My experience at Moon and elsewhere helps explain why both sides in this charter-expansion controversy are so angry. In my rereading about the conditions in the old Moon Middle School, an obvious question emerged:

Since KIPP promises to enroll every neighborhood student who applies — and do its best to retain most of them — what percentage of neighborhood school students in the old Moon building are accepted and retained in KIPP?

And that brings us back to the reason why Oklahoma City is still torn over the charter plan. Most patrons and teachers (I suspect) are extremely frustrated with the failure of the OKCPS to do what it takes to create safe and orderly schools. But, too often in this and previous arguments about charters, I hear statements such as, “It can’t get worse,” and, “We’ve got to try something new.” So, there is a temptation to grasp at the KIPP straw and hope that it can serve a much greater number of students.

After a decade and a half, however, KIPP serves a much lower percentage of low-income students than neighborhood middle schools, (76 percent vs. 90-plus percent), and it still serves about one-third as many special-education students. It co-locates with Moon Elementary, where 21 percent of the students are homeless. It has been rumored that the KIPP would be housed in Martin Luther King, where 17.2 percent are homeless. Only 1 percent of KIPP’s students are homeless.

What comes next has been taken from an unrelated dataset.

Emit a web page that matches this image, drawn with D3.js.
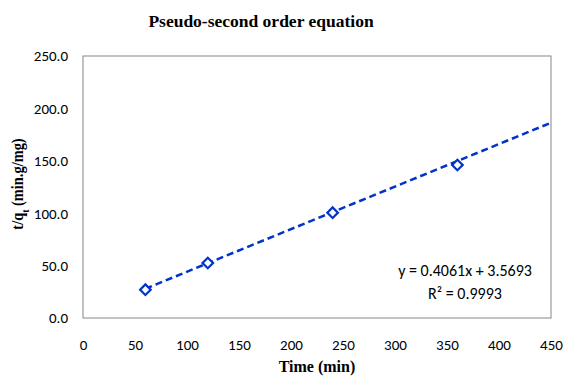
<!DOCTYPE html>
<html>
<head>
<meta charset="utf-8">
<script src="https://cdn.jsdelivr.net/npm/d3@7"></script>
<style>
  body { margin: 0; background: #fff; }
  .tick-label { font-family: Carlito, "Liberation Sans", sans-serif; font-size: 15px; fill: #000; }
</style>
</head>
<body>
<div id="chart"></div>
<script>
// data
const timeMin = [60, 120, 240, 360];
const tOverQt = [27.0, 52.5, 100.5, 146.0];
const xTicks = [0, 50, 100, 150, 200, 250, 300, 350, 400, 450];
const yTicks = [0, 50, 100, 150, 200, 250];
const slope = 0.4061, intercept = 3.5693;
const trendRange = [60, 450];

function drawChart() {
  const W = 566, H = 376;
  const margin = {top: 56, right: 15, bottom: 58, left: 83};
  const width = W - margin.left - margin.right,
        height = H - margin.top - margin.bottom;

  const svg = d3.select("#chart").append("svg")
    .attr("width", W).attr("height", H);

  const g = svg.append("g")
    .attr("transform", `translate(${margin.left},${margin.top})`);

  const x = d3.scaleLinear().domain([0, 450]).range([0, width]);
  const y = d3.scaleLinear().domain([0, 250]).range([height, 0]);

  // plot border
  g.append("rect")
    .attr("x", 0).attr("y", 0)
    .attr("width", width).attr("height", height)
    .attr("fill", "none").attr("stroke", "#868686").attr("stroke-width", 1);

  // axes (labels only, no tick marks)
  g.append("g")
    .attr("transform", `translate(0,${height})`)
    .call(d3.axisBottom(x).tickValues(xTicks).tickSize(0).tickPadding(21).tickFormat(d3.format("d")))
    .call(s => s.select(".domain").remove())
    .selectAll("text").attr("class", "tick-label");

  g.append("g")
    .call(d3.axisLeft(y).tickValues(yTicks).tickSize(0).tickPadding(15).tickFormat(d3.format(".1f")))
    .call(s => s.select(".domain").remove())
    .selectAll("text").attr("class", "tick-label");

  // trend line
  const trend = trendRange.map(t => [t, slope * t + intercept]);
  g.append("path")
    .datum(trend)
    .attr("fill", "none")
    .attr("stroke", "#0033CC")
    .attr("stroke-width", 2.5)
    .attr("stroke-dasharray", "7,4")
    .attr("d", d3.line().x(d => x(d[0])).y(d => y(d[1])));

  // markers
  const diamond = d3.symbol().type(d3.symbolSquare).size(56);
  g.selectAll(".pt")
    .data(timeMin.map((t, i) => [t, tOverQt[i]]))
    .enter().append("path")
    .attr("class", "pt")
    .attr("d", diamond)
    .attr("transform", d => `translate(${x(d[0])},${y(d[1])}) rotate(45)`)
    .attr("fill", "#fff")
    .attr("stroke", "#0033CC")
    .attr("stroke-width", 2.2);

  // equation
  const eq = svg.append("text")
    .attr("text-anchor", "middle")
    .style("font-family", "Carlito, 'Liberation Sans', sans-serif")
    .style("font-size", "16px");
  eq.append("tspan").attr("x", 465).attr("y", 276).text("y = 0.4061x + 3.5693");
  eq.append("tspan").attr("x", 465).attr("y", 299).text("R² = 0.9993");

  // title
  svg.append("text")
    .attr("x", 261).attr("y", 27)
    .attr("text-anchor", "middle")
    .style("font-family", "'Liberation Serif', serif")
    .style("font-weight", "bold")
    .style("font-size", "17.5px")
    .text("Pseudo-second order equation");

  // x axis title
  svg.append("text")
    .attr("x", 317).attr("y", 372)
    .attr("text-anchor", "middle")
    .style("font-family", "'Liberation Serif', serif")
    .style("font-weight", "bold")
    .style("font-size", "16px")
    .text("Time (min)");

  // y axis title
  const yt = svg.append("text")
    .attr("transform", "translate(23,184) rotate(-90) scale(0.9,1)")
    .attr("text-anchor", "middle")
    .style("font-family", "'Liberation Serif', serif")
    .style("font-weight", "bold")
    .style("font-size", "16px");
  yt.append("tspan").text("t/q");
  yt.append("tspan").attr("baseline-shift", "sub").style("font-size", "11px").text("t");
  yt.append("tspan").text(" (min.g/mg)");
}

drawChart();
</script>
</body>
</html>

KIPP serves very few transient students; last year, it began with 302 students and served a total of 315. Meanwhile, Moon began with 434 students and served 582, meaning that the average Moon student was enrolled for only 128 days, or 26 days less than the average KIPP student. Despite serving nearly twice as many students as KIPP, last year Moon suspended only 35 students out of school. KIPP had 189 suspensions, or roughly 12 times as many per student. And that brings us back to the unanswered question: What percentage of Moon students did KIPP welcome and retain?

Charters make sense — for some

If parents’ only choices are the often brutal middle schools or No Excuses charters, then KIPP and other charters look good for those who can handle its structure. However, pushing down the KIPP/No Excuses model to elementary and even pre-kindergarten students could produce a disaster. If we conclude that it is impossible to fund full-service community schools and embrace wraparound services for our poorest children, charters will make sense as a lifeboat — for a few kids.

Let’s not fool ourselves, however, and pretend that KIPP and other charters can be scaled up and take over neighborhood schools without pushing huge numbers of suffering children out of school.